__What the exercise asks__
From the listing below, copy only the lines from the line that contains "Write a Python" to the line that contains "from matplotlib.ticker import FuncFormatter", counting those two lines as part of the copy.

__The records__

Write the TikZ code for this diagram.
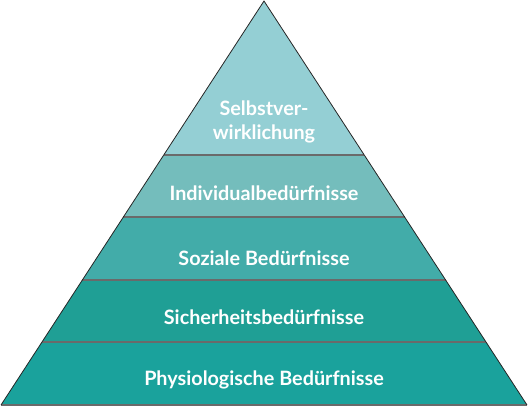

* * *

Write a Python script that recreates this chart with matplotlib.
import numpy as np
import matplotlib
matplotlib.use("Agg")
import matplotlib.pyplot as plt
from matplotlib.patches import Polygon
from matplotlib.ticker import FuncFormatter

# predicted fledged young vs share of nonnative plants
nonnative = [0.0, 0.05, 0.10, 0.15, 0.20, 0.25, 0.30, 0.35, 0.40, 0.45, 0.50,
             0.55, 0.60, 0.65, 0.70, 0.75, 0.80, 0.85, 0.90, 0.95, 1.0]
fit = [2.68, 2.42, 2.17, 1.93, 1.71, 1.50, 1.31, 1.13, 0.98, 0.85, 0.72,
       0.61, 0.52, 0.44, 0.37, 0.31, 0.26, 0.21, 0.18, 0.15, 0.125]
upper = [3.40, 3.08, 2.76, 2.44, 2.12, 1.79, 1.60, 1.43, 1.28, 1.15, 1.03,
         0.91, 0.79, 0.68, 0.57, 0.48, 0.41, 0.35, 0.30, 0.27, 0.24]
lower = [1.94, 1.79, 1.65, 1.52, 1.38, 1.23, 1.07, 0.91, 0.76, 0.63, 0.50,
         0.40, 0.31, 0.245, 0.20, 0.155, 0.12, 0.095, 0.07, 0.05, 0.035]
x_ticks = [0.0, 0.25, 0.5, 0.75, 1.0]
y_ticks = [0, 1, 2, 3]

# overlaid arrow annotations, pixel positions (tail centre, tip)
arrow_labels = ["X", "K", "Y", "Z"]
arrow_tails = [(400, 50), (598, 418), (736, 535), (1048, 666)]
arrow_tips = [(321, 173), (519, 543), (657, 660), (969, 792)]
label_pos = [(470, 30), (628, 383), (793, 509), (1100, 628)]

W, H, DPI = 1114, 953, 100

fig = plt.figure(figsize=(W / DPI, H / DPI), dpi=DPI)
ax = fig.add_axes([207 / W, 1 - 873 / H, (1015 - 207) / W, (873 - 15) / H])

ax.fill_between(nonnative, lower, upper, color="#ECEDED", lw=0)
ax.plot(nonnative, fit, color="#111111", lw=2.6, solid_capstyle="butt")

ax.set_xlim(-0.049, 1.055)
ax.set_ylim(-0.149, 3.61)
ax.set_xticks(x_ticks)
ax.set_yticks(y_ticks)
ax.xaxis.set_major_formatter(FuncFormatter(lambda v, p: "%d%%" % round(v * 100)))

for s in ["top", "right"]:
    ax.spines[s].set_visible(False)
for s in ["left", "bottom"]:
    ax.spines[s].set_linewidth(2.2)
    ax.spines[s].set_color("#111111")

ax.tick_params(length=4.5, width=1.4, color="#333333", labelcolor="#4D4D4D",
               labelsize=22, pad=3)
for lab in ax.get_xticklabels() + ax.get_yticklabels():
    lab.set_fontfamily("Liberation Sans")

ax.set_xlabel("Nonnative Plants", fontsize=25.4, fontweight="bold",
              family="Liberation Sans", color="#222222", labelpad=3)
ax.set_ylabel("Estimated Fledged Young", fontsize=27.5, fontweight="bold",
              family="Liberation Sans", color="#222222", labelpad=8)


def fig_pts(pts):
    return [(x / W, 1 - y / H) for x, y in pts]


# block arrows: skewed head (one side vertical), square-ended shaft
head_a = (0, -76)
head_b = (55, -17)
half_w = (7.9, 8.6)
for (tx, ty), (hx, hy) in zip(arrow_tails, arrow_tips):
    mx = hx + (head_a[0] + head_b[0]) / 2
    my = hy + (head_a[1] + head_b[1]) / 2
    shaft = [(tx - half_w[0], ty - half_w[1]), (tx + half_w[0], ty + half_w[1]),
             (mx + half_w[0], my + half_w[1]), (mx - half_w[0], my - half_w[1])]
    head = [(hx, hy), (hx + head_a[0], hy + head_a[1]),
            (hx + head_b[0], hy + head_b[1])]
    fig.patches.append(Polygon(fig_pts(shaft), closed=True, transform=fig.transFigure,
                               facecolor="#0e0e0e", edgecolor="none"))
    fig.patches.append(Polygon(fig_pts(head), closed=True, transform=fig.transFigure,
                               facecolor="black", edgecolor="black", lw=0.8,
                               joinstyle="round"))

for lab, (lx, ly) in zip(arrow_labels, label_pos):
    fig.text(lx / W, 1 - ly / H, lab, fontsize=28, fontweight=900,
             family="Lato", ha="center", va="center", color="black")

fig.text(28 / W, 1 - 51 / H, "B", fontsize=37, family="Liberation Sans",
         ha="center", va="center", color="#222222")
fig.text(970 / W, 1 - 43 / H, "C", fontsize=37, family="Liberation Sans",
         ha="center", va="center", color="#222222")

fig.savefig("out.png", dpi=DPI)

__Result__
Write a Python script that recreates this chart with matplotlib.
import numpy as np
import matplotlib
matplotlib.use("Agg")
import matplotlib.pyplot as plt
from matplotlib.patches import Polygon
from matplotlib.ticker import FuncFormatter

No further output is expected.